Requirements: Your task is to retype the lines between the line with "Write a web" and the line with "const viabSigLevel = [139.2, 127.1];", inclusive. Copy no pictures and no other lines.

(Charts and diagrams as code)
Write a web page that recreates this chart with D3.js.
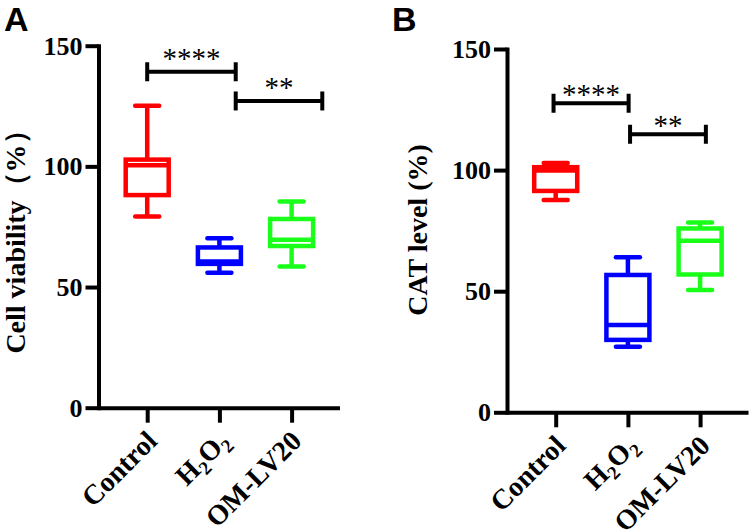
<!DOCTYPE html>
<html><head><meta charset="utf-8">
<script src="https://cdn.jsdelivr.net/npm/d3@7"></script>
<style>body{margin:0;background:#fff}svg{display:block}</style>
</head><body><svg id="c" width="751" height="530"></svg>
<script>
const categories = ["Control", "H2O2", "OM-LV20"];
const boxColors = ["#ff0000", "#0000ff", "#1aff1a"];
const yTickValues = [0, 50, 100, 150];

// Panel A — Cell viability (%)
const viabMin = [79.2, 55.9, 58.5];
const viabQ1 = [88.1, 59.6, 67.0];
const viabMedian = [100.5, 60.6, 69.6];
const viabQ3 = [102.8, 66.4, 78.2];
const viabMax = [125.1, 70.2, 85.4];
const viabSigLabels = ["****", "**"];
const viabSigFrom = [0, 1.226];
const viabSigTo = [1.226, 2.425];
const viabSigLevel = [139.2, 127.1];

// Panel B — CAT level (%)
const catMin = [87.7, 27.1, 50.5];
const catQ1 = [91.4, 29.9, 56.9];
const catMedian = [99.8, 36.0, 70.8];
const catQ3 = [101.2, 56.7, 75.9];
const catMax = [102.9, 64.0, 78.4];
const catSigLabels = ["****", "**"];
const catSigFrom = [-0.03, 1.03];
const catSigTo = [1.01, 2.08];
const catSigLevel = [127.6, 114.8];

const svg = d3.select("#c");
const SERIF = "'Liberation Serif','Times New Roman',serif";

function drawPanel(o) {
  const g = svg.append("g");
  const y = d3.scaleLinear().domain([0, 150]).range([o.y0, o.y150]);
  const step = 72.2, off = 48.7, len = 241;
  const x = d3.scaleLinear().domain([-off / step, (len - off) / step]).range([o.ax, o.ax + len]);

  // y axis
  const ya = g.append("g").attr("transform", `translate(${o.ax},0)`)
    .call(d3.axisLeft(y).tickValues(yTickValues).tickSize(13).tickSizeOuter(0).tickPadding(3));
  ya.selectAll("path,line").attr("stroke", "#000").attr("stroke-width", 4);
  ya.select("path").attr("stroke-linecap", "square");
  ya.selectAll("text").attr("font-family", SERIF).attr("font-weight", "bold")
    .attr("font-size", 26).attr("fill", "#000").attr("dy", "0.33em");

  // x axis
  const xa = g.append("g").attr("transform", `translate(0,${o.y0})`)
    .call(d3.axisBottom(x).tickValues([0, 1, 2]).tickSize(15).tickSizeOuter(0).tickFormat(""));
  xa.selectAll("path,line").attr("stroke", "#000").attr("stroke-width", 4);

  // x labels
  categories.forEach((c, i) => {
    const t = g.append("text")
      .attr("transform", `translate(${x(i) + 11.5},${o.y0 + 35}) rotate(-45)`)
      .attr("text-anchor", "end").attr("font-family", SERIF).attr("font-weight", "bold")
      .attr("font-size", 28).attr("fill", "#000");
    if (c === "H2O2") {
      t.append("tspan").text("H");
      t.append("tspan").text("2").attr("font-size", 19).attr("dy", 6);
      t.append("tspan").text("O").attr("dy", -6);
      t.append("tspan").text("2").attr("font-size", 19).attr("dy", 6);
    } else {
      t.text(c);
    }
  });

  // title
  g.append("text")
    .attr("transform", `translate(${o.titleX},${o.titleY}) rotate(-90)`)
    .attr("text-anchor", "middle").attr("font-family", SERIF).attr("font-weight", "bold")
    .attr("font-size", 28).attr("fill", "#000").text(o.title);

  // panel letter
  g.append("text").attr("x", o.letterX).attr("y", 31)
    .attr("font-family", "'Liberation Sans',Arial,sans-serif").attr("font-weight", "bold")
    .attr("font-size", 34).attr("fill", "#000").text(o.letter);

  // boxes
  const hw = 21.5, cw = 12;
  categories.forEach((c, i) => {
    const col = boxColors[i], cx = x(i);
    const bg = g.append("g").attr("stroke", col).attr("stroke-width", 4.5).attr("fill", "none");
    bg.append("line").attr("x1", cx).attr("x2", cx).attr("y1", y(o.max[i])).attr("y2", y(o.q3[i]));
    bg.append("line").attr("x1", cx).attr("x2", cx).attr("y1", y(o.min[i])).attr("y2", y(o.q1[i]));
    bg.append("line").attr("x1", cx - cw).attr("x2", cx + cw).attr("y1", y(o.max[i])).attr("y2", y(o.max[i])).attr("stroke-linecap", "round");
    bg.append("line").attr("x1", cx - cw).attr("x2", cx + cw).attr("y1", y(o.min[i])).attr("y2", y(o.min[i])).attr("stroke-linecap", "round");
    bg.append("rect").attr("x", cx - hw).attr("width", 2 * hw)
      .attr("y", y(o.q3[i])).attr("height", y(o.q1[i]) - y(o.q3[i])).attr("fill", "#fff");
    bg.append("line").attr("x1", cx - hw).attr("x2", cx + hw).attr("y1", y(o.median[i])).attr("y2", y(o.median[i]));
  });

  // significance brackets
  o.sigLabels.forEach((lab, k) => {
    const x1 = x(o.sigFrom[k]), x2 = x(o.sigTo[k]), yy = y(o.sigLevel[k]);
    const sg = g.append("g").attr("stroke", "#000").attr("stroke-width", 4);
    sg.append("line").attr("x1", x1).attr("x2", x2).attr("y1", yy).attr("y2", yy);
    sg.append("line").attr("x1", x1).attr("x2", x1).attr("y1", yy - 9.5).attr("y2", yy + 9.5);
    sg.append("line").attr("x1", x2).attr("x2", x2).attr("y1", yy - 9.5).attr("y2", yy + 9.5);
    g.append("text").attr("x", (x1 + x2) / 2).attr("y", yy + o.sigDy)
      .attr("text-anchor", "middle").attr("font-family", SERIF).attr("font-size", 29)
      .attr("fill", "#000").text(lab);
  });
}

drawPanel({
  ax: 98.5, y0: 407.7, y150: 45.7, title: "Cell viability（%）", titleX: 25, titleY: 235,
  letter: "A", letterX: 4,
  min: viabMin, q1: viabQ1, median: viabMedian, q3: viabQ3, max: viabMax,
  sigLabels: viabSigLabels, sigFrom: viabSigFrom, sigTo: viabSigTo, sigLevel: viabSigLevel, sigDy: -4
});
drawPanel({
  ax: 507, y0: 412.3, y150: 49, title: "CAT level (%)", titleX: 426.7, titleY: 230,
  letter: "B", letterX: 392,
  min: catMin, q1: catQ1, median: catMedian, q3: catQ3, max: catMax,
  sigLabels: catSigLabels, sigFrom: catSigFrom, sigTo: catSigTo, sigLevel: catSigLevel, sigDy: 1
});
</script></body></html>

...

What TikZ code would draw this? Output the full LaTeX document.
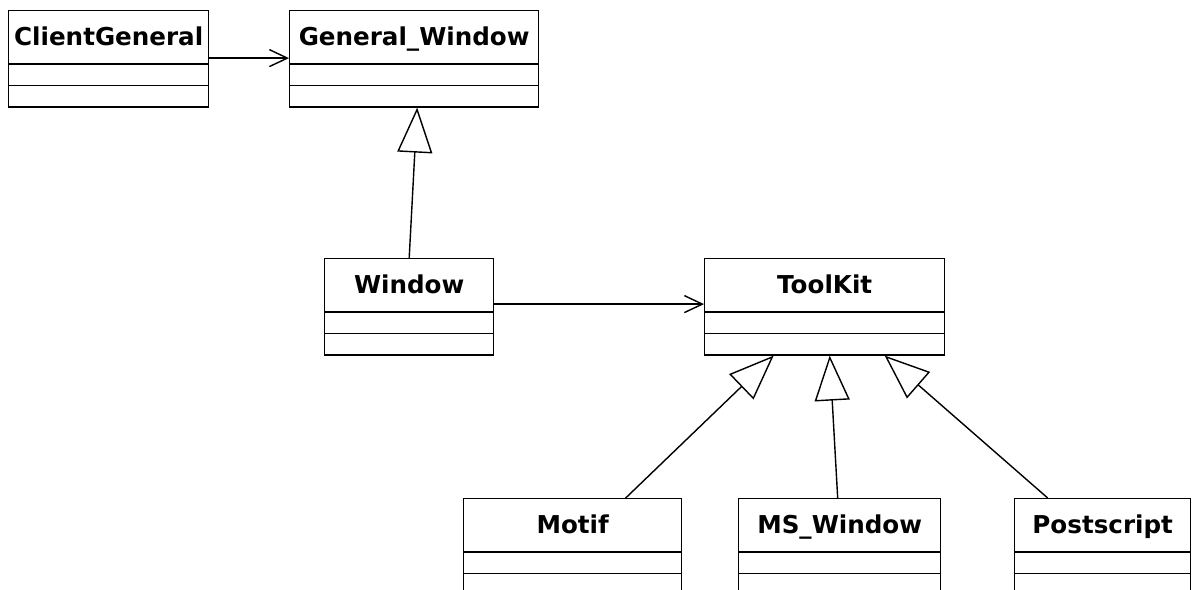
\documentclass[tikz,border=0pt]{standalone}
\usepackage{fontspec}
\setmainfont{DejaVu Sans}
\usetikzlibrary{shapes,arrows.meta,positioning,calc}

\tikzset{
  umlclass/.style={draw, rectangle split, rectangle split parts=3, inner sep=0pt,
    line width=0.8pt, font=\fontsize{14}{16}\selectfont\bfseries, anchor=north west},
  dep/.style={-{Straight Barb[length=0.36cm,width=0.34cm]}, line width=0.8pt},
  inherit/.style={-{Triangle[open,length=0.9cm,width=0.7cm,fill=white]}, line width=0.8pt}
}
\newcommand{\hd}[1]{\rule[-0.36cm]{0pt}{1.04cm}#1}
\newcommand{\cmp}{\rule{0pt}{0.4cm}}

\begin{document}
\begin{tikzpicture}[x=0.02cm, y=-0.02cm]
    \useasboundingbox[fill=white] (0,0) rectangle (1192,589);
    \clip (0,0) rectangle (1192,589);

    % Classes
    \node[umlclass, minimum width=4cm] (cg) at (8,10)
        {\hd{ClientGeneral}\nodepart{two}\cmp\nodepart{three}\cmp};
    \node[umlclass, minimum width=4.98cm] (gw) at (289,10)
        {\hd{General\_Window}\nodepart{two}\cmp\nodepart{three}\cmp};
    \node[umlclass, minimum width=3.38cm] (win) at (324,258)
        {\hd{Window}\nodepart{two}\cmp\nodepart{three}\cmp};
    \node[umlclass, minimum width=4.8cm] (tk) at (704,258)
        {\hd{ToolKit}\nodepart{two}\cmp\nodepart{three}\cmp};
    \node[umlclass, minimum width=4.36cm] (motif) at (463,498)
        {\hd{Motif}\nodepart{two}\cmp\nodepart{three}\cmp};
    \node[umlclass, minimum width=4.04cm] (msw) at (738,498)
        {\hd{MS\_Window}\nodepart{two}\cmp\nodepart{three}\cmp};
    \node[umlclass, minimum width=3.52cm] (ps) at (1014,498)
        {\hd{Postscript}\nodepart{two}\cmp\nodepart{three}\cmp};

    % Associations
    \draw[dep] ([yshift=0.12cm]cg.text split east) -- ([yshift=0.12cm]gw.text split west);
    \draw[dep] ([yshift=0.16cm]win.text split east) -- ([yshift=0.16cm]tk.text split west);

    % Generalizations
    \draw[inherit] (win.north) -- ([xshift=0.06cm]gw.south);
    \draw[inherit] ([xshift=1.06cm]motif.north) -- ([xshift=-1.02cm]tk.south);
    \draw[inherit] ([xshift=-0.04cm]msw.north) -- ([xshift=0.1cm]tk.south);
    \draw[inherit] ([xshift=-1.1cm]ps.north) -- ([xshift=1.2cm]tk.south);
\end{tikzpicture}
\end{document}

Expected answer:
Write a web page that recreates this chart with D3.js.
<!DOCTYPE html>
<html><head><meta charset="utf-8">
<script src="https://cdn.jsdelivr.net/npm/d3@7"></script>
<style>body{margin:0;background:#fff}svg{display:block}</style>
</head><body><svg id="c" width="751" height="530"></svg>
<script>
const categories = ["Control", "H2O2", "OM-LV20"];
const boxColors = ["#ff0000", "#0000ff", "#1aff1a"];
const yTickValues = [0, 50, 100, 150];

// Panel A — Cell viability (%)
const viabMin = [79.2, 55.9, 58.5];
const viabQ1 = [88.1, 59.6, 67.0];
const viabMedian = [100.5, 60.6, 69.6];
const viabQ3 = [102.8, 66.4, 78.2];
const viabMax = [125.1, 70.2, 85.4];
const viabSigLabels = ["****", "**"];
const viabSigFrom = [0, 1.226];
const viabSigTo = [1.226, 2.425];
const viabSigLevel = [139.2, 127.1];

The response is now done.